## PROBLEM STATEMENT
Tally the lines containing the word "Write", and report the tally alone.

## GIVEN INFORMATION
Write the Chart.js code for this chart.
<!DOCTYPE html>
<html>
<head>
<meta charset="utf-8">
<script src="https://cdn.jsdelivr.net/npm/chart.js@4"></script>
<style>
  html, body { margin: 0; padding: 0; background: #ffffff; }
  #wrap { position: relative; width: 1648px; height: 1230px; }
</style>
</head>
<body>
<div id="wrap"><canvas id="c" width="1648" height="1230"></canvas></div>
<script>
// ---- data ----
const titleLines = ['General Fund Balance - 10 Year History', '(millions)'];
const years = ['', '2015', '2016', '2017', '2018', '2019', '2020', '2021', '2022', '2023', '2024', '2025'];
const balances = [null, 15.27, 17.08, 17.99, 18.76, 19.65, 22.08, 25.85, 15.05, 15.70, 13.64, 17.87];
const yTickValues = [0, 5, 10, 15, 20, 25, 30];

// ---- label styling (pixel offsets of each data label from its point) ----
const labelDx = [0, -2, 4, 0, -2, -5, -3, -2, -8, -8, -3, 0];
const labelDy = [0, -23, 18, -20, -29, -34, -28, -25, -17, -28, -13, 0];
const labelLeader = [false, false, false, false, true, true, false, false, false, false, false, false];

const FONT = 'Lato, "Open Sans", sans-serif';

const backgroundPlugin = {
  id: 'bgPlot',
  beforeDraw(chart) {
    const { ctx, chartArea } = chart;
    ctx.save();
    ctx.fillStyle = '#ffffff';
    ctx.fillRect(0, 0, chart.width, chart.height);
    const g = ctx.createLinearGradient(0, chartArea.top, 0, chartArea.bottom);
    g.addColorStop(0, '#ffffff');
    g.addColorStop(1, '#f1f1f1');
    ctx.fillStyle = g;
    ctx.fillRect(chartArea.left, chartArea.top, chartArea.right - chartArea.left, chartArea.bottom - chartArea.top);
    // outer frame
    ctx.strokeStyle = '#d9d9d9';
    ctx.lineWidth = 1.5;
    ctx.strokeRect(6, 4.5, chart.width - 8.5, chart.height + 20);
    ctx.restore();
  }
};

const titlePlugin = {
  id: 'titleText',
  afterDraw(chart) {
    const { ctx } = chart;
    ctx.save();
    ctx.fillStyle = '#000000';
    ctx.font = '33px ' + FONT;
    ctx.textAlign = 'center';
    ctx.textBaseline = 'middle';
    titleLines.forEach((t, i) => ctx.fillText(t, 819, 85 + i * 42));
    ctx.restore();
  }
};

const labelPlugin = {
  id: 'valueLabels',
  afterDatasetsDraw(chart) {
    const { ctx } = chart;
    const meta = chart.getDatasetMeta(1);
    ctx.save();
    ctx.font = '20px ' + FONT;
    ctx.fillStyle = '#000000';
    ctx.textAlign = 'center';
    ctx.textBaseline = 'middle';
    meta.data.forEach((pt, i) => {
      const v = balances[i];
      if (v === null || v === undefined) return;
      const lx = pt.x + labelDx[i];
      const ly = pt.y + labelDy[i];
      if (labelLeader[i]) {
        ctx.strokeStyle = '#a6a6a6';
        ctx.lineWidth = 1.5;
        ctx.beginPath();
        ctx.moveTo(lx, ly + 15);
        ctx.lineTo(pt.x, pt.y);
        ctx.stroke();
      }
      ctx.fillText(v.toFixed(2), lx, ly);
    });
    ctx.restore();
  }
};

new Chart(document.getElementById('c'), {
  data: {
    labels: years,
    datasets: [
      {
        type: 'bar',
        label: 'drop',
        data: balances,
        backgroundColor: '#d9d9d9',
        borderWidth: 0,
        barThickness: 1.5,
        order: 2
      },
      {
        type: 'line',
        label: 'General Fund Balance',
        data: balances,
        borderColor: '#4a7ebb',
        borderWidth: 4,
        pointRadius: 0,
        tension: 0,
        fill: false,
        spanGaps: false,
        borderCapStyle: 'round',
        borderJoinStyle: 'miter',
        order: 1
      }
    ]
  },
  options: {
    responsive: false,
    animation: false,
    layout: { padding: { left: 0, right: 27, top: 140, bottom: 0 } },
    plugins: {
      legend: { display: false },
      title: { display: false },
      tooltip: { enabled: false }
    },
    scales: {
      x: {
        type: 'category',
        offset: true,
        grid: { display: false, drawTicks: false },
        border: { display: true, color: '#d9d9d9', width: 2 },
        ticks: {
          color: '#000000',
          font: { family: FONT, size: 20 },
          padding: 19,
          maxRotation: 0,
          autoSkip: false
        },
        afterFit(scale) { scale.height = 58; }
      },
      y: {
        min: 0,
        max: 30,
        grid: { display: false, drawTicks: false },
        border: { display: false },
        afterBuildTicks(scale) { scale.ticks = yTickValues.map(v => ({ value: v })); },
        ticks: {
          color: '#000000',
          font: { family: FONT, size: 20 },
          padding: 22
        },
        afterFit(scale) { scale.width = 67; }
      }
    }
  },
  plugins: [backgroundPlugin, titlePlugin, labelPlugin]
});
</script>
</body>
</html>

==

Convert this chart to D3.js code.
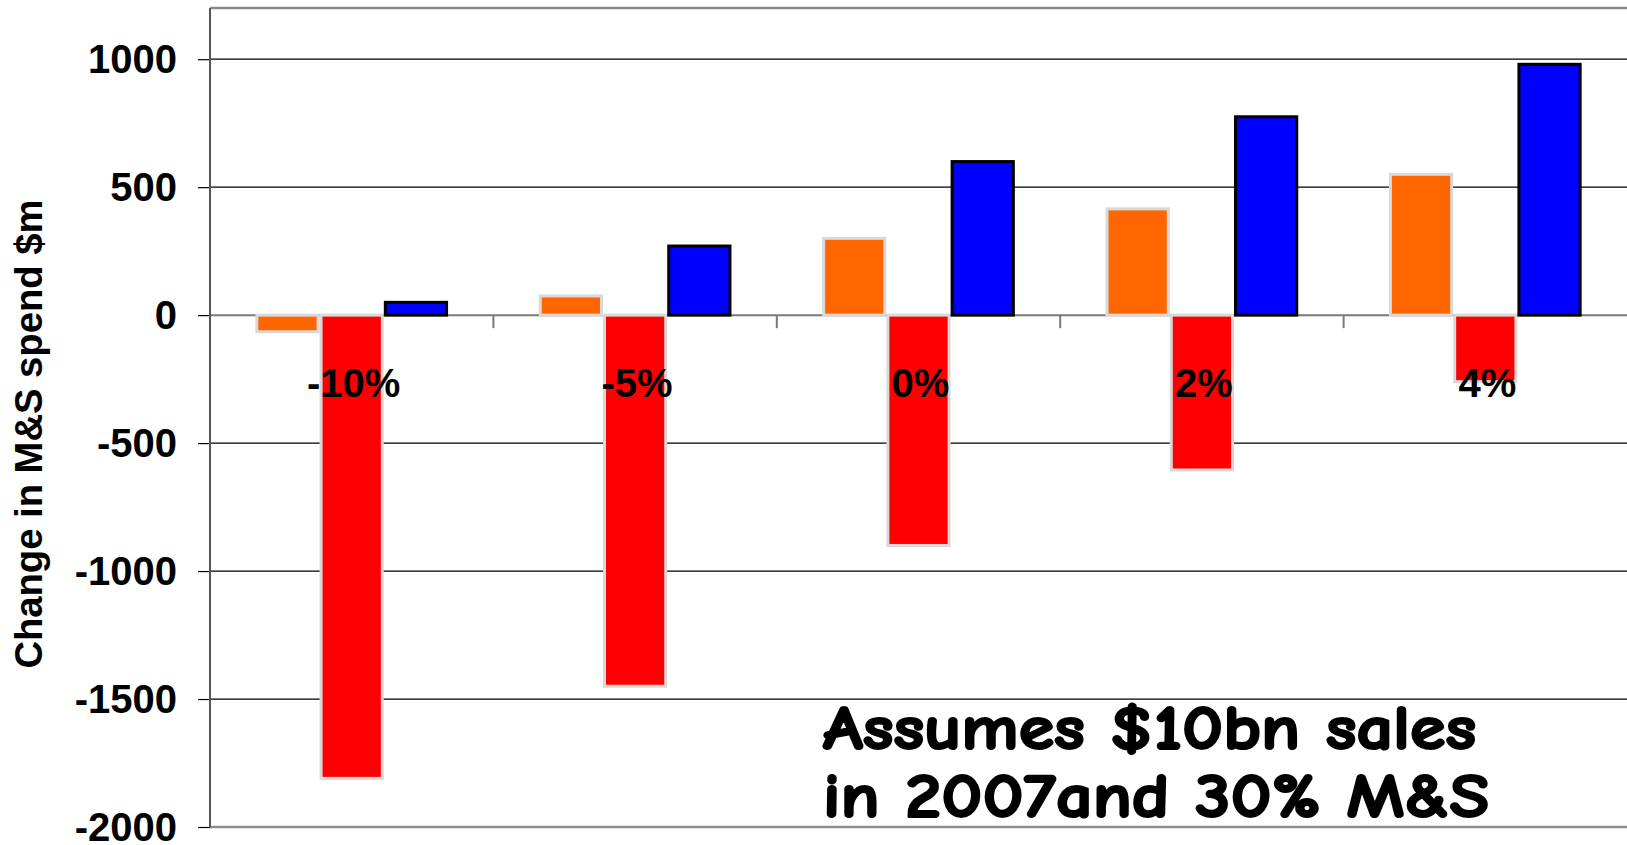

==

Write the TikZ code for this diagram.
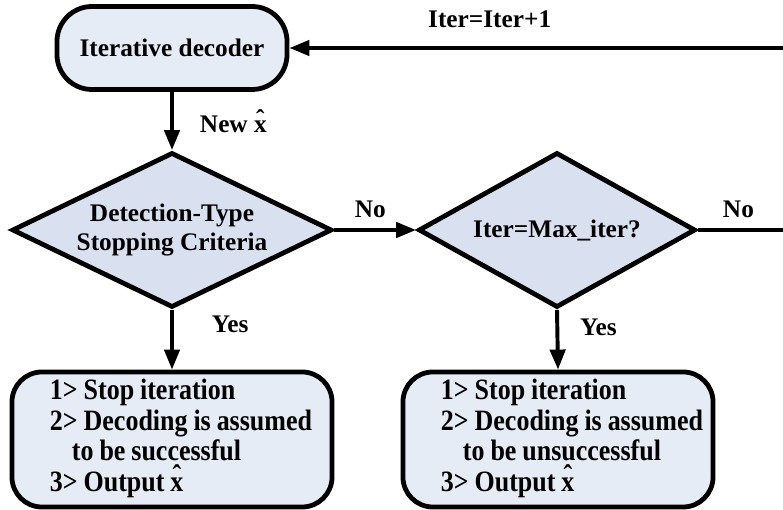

## SOLUTION FOR THIS PROBLEM
2